Damian Marhulets komponierte nun Musik zu einem Film der – nicht existent ist… Dieser Film war zwar in den 1970er-Jahren geplant, wurde allerdings nie umgesetzt. Aus den vorhandenen Informationen zeichnet Marhulets den Filmverlauf mit musikalischen Mitteln und stellt Szenen nach, die mit den Augen nicht zu sehen sein werden, dafür jetzt mit den Ohren.

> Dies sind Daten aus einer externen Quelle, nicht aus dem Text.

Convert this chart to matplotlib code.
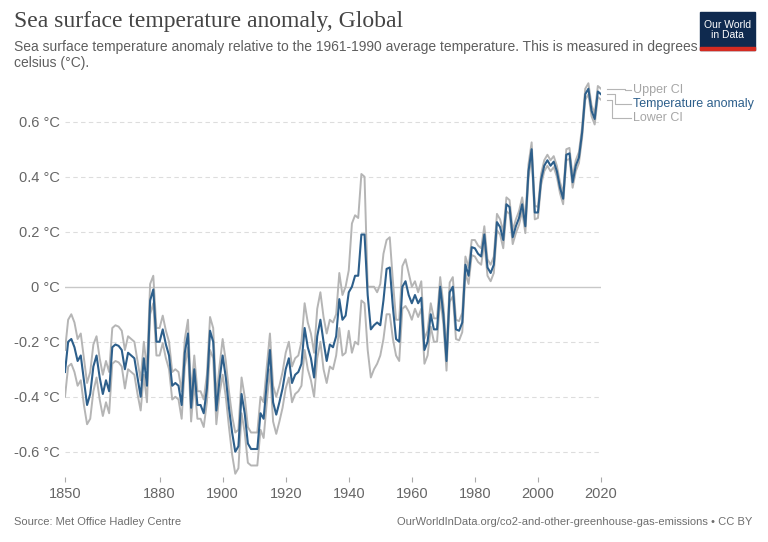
import numpy as np
import matplotlib.pyplot as plt
from matplotlib.patches import Rectangle

# yearly sea surface temperature anomaly, global (deg C, vs 1961-1990)
years = np.arange(1850, 2021)

anomaly = [
    -0.31, -0.20, -0.19, -0.22, -0.27, -0.25, -0.34, -0.43, -0.39, -0.29,
    -0.25, -0.33, -0.39, -0.34, -0.38, -0.22, -0.21, -0.215, -0.23, -0.30,
    -0.24, -0.25, -0.26, -0.33, -0.40, -0.26, -0.36, -0.05, -0.01, -0.20,
    -0.20, -0.155, -0.21, -0.25, -0.36, -0.35, -0.36, -0.43, -0.24, -0.17,
    -0.44, -0.30, -0.43, -0.43, -0.46, -0.37, -0.16, -0.20, -0.45, -0.34,
    -0.25, -0.33, -0.44, -0.53, -0.60, -0.58, -0.39, -0.46, -0.57, -0.59,
    -0.59, -0.59, -0.46, -0.48, -0.35, -0.23, -0.42, -0.465, -0.42, -0.37,
    -0.30, -0.26, -0.35, -0.32, -0.31, -0.28, -0.15, -0.22, -0.26, -0.33,
    -0.18, -0.12, -0.20, -0.27, -0.21, -0.22, -0.18, -0.045, -0.12, -0.105,
    -0.02, 0.00, 0.04, 0.04, 0.19, 0.19, -0.03, -0.155, -0.14, -0.13,
    -0.14, -0.05, 0.065, 0.07, -0.075, -0.19, -0.20, 0.00, 0.02, -0.03,
    -0.06, -0.03, -0.06, -0.04, -0.23, -0.20, -0.10, -0.155, -0.155, 0.00,
    -0.10, -0.27, -0.02, 0.00, -0.155, -0.16, -0.13, 0.08, 0.04, 0.144,
    0.14, 0.12, 0.11, 0.19, 0.07, 0.05, 0.08, 0.235, 0.217, 0.17,
    0.30, 0.29, 0.18, 0.22, 0.25, 0.30, 0.22, 0.42, 0.50, 0.27,
    0.27, 0.39, 0.44, 0.46, 0.44, 0.455, 0.42, 0.36, 0.32, 0.48,
    0.485, 0.38, 0.44, 0.47, 0.56, 0.70, 0.72, 0.64, 0.61, 0.71,
    0.70,
]

upper_ci = [
    -0.23, -0.12, -0.10, -0.13, -0.19, -0.17, -0.26, -0.35, -0.31, -0.21,
    -0.18, -0.26, -0.32, -0.27, -0.31, -0.15, -0.14, -0.145, -0.16, -0.23,
    -0.18, -0.19, -0.20, -0.27, -0.34, -0.20, -0.30, 0.01, 0.04, -0.15,
    -0.15, -0.105, -0.16, -0.20, -0.31, -0.30, -0.31, -0.38, -0.19, -0.12,
    -0.39, -0.25, -0.38, -0.38, -0.41, -0.32, -0.11, -0.15, -0.40, -0.29,
    -0.19, -0.27, -0.38, -0.47, -0.53, -0.52, -0.33, -0.40, -0.51, -0.53,
    -0.53, -0.53, -0.40, -0.42, -0.29, -0.17, -0.36, -0.40, -0.36, -0.31,
    -0.24, -0.20, -0.29, -0.26, -0.25, -0.20, -0.06, -0.13, -0.17, -0.24,
    -0.08, -0.02, -0.11, -0.17, -0.12, -0.13, -0.10, 0.05, -0.03, 0.00,
    0.06, 0.23, 0.26, 0.25, 0.41, 0.40, 0.00, 0.00, 0.00, -0.02,
    0.01, 0.12, 0.17, 0.18, 0.02, -0.12, -0.12, 0.075, 0.10, 0.05,
    0.00, 0.02, -0.02, 0.02, -0.19, -0.16, -0.06, -0.115, -0.115, 0.035,
    -0.065, -0.235, 0.015, 0.035, -0.12, -0.125, -0.095, 0.11, 0.07, 0.17,
    0.17, 0.15, 0.14, 0.22, 0.10, 0.08, 0.11, 0.265, 0.245, 0.20,
    0.325, 0.315, 0.205, 0.245, 0.275, 0.325, 0.245, 0.445, 0.525, 0.295,
    0.29, 0.41, 0.46, 0.48, 0.46, 0.475, 0.44, 0.38, 0.34, 0.50,
    0.505, 0.40, 0.46, 0.49, 0.58, 0.72, 0.74, 0.66, 0.63, 0.73,
    0.72,
]

lower_ci = [
    -0.40, -0.29, -0.28, -0.31, -0.36, -0.34, -0.43, -0.50, -0.48, -0.38,
    -0.33, -0.41, -0.47, -0.42, -0.46, -0.28, -0.27, -0.275, -0.29, -0.37,
    -0.30, -0.31, -0.32, -0.39, -0.45, -0.32, -0.42, -0.10, -0.06, -0.25,
    -0.25, -0.205, -0.26, -0.30, -0.41, -0.40, -0.41, -0.48, -0.29, -0.22,
    -0.49, -0.35, -0.48, -0.48, -0.51, -0.42, -0.23, -0.26, -0.50, -0.39,
    -0.32, -0.40, -0.51, -0.61, -0.68, -0.66, -0.46, -0.53, -0.64, -0.65,
    -0.65, -0.65, -0.52, -0.55, -0.42, -0.30, -0.49, -0.535, -0.49, -0.44,
    -0.37, -0.33, -0.42, -0.39, -0.38, -0.36, -0.23, -0.30, -0.34, -0.40,
    -0.26, -0.20, -0.30, -0.35, -0.29, -0.30, -0.25, -0.15, -0.25, -0.24,
    -0.16, -0.24, -0.20, -0.21, -0.05, -0.06, -0.23, -0.33, -0.30, -0.28,
    -0.25, -0.19, -0.10, -0.10, -0.19, -0.25, -0.27, -0.08, -0.07, -0.09,
    -0.12, -0.08, -0.11, -0.08, -0.28, -0.25, -0.145, -0.20, -0.20, -0.04,
    -0.135, -0.305, -0.055, -0.035, -0.19, -0.195, -0.165, 0.05, 0.01, 0.115,
    0.11, 0.09, 0.08, 0.16, 0.04, 0.02, 0.05, 0.205, 0.19, 0.14,
    0.275, 0.265, 0.155, 0.195, 0.225, 0.275, 0.195, 0.395, 0.475, 0.245,
    0.25, 0.37, 0.42, 0.44, 0.42, 0.435, 0.40, 0.34, 0.30, 0.46,
    0.465, 0.36, 0.42, 0.45, 0.54, 0.68, 0.70, 0.62, 0.59, 0.69,
    0.68,
]

yticks = [-0.6, -0.4, -0.2, 0, 0.2, 0.4, 0.6]
xticks = [1850, 1880, 1900, 1920, 1940, 1960, 1980, 2000, 2020]

blue = '#2d5f8b'
grey = '#b5b5b5'
W, H = 768, 542

plt.rcParams['font.family'] = ['Liberation Sans', 'DejaVu Sans']

fig = plt.figure(figsize=(W / 100, H / 100), dpi=100)
ax = fig.add_axes([65 / W, 1 - 476.5 / H, 536 / W, 396 / H])

ax.plot(years, upper_ci, color=grey, lw=1.4, zorder=2)
ax.plot(years, lower_ci, color=grey, lw=1.4, zorder=2)
ax.plot(years, anomaly, color=blue, lw=1.5, zorder=3)

ax.set_xlim(1850, 2020)
ax.set_ylim(-0.69, 0.75)
for s in ax.spines.values():
    s.set_visible(False)

ax.set_yticks(yticks)
ax.set_yticklabels([f'{v:g} °C' for v in yticks])
ax.set_xticks(xticks)
ax.set_xticklabels([str(v) for v in xticks])
ax.tick_params(axis='y', length=0, pad=4, labelsize=10.5, labelcolor='#666666')
ax.tick_params(axis='x', length=3.5, color='#aaaaaa', pad=4, labelsize=10.5,
               labelcolor='#666666')
for v in yticks:
    if v == 0:
        ax.axhline(0, color='#c8c8c8', lw=1, zorder=1)
    else:
        ax.axhline(v, color='#dddddd', lw=0.8, ls=(0, (4, 3)), zorder=1)

# line labels with connectors on the right
labels = [('Upper CI', upper_ci[-1], 2027.6, 0.715, '#a6a6a6'),
          ('Temperature anomaly', anomaly[-1], 2024.4, 0.666, blue),
          ('Lower CI', lower_ci[-1], 2023.5, 0.615, '#a6a6a6')]
for text, y0, xe, yl, tc in labels:
    ax.plot([2021.8, xe, xe, 2029.4], [y0, y0, yl, yl], color=grey, lw=0.8,
            clip_on=False)
    ax.text(2030.1, yl, text, color=tc, fontsize=9, va='center', ha='left')

fig.text(14 / W, 1 - 21 / H, 'Sea surface temperature anomaly, Global',
         family='Liberation Serif', fontsize=17, color='#444444', va='center')
fig.text(14 / W, 1 - 55 / H,
         'Sea surface temperature anomaly relative to the 1961-1990 average '
         'temperature. This is measured in degrees\ncelsius (°C).',
         fontsize=10, color='#5e5e5e', va='center', linespacing=1.2)
fig.text(14 / W, 1 - 522 / H, 'Source: Met Office Hadley Centre',
         fontsize=8, color='#6e6e6e', va='center')
fig.text(752 / W, 1 - 522 / H,
         'OurWorldInData.org/co2-and-other-greenhouse-gas-emissions • CC BY',
         fontsize=8, color='#6e6e6e', va='center', ha='right')

# logo
fig.patches.append(Rectangle((700 / W, 1 - 50 / H), 55 / W, 38 / H,
                             transform=fig.transFigure, color='#0f2a4f'))
fig.patches.append(Rectangle((700 / W, 1 - 50 / H), 55 / W, 3 / H,
                             transform=fig.transFigure, color='#d42b21'))
fig.text(727.5 / W, 1 - 30 / H, 'Our World\nin Data', color='white',
         fontsize=7.5, ha='center', va='center', linespacing=1.0)

fig.savefig('out.png', dpi=100)
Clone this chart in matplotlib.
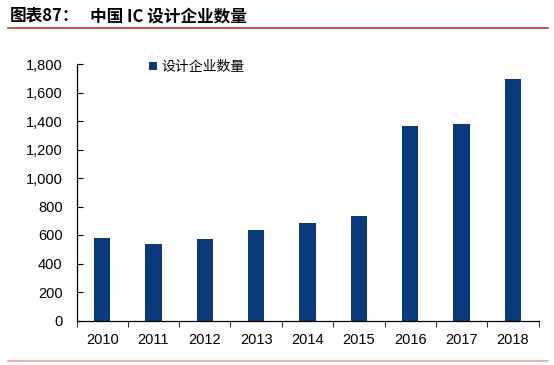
import matplotlib.pyplot as plt
from matplotlib.ticker import FuncFormatter

plt.rcParams['font.family'] = ['Liberation Sans', 'Noto Sans CJK SC', 'DejaVu Sans']

years = ['2010', '2011', '2012', '2013', '2014', '2015', '2016', '2017', '2018']
counts = [582, 534, 569, 632, 681, 736, 1362, 1380, 1698]
series_name = '设计企业数量'
y_ticks = [0, 200, 400, 600, 800, 1000, 1200, 1400, 1600, 1800]

bar_color = '#083a7c'
cjk = ['Noto Sans CJK SC', 'DejaVu Sans']

fig = plt.figure(figsize=(5.54, 3.65), dpi=100)
ax = fig.add_axes([76.5 / 554, 1 - 320.5 / 365, 462 / 554, 256.5 / 365])

bars = ax.bar(range(len(years)), counts, width=0.32, color=bar_color, label=series_name)
ax.set_xlim(-0.5, len(years) - 0.5)
ax.set_ylim(0, 1800)
ax.set_yticks(y_ticks)
ax.yaxis.set_major_formatter(FuncFormatter(lambda v, p: f'{int(v):,}'))
ax.set_xticks(range(len(years)))
ax.set_xticklabels(years)
ax.set_xticks([i - 0.5 for i in range(len(years) + 1)], minor=True)

for s in ['top', 'right']:
    ax.spines[s].set_visible(False)
for s in ['left', 'bottom']:
    ax.spines[s].set_color('black')
    ax.spines[s].set_linewidth(0.9)

ax.tick_params(axis='y', direction='in', length=4, labelsize=10.5, pad=10)
ax.tick_params(axis='x', which='major', length=0, labelsize=10.5, pad=9)
ax.tick_params(axis='x', which='minor', direction='out', length=4.5)

leg = ax.legend(loc='upper left', bbox_to_anchor=(0.13, 1.065), frameon=False,
                handlelength=0.55, handleheight=0.55, handletextpad=0.35,
                prop={'family': cjk, 'size': 10})

# title and decorative rules
fig.text(10 / 554, 1 - 16 / 365, '图表87：', fontsize=12, fontweight='bold', va='center', family=cjk)
fig.text(90 / 554, 1 - 16 / 365, '中国 IC 设计企业数量', fontsize=12, fontweight='bold', va='center', family=cjk)
fig.add_artist(plt.Line2D([8 / 554, 548 / 554], [1 - 28 / 365] * 2, color='#c0392b', lw=1.2))
fig.add_artist(plt.Line2D([8 / 554, 548 / 554], [1 - 361 / 365] * 2, color='#eaa0a0', lw=1.2))

plt.savefig('out.png', dpi=100)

Geheimnisvoll schwebend gibt sich die Atmosphäre, welche die Besetzung für Streichquartett, Klavier und Electronics aufspannt. Tatsächlich tun sich sogleich Bilder auf, wenn die Musik ansetzt, und man könnte meinen, es laufe ein Film ab und nur der Monitor fehle. Die Musik hat etwas Zartes und Nebliges, stellt bestimmte Stimmungen imaginativ und realitätsnah dar. Das Material von Ecartele ist auf ein Wesentliches reduziert, rasch ablaufende Passagen finden sich ebenso wenig wie Virtuosität oder klangliche Transparenz und Klarheit. Ein wolkenartig dichter wie zugleich zerbrechlicher Gestus ist charakteristisch für diese Musik. Es sind hauptsächlich statische Stimmungen, die erzeugt und durch langsames Voranschreiten in kleinen Schritten metamorphosiert werden. Dabei spielt das Geschehen niemals auf nur einer Ebene, immer gibt es mindestens eine zweite Schicht, die mit der anderen konkurriert. Marhulets beweist eine deutliche Klangvorstellung und weiß, diese umzusetzen. Dabei eignet der Ecartele-Musik auch etwas Hintergründiges, sie verliert nie den Bezug zum imaginär ablaufenden Film.

Die Instrumentalisten gestalten von der ersten Sekunde an einheitlich und wirken als ein geschlossener Klangkörper, der von den Electronics komplettiert wird. Das Spiel ist schlicht, dabei ausdrucksstark und von feinen Nuancierungen der Artikulation veredelt.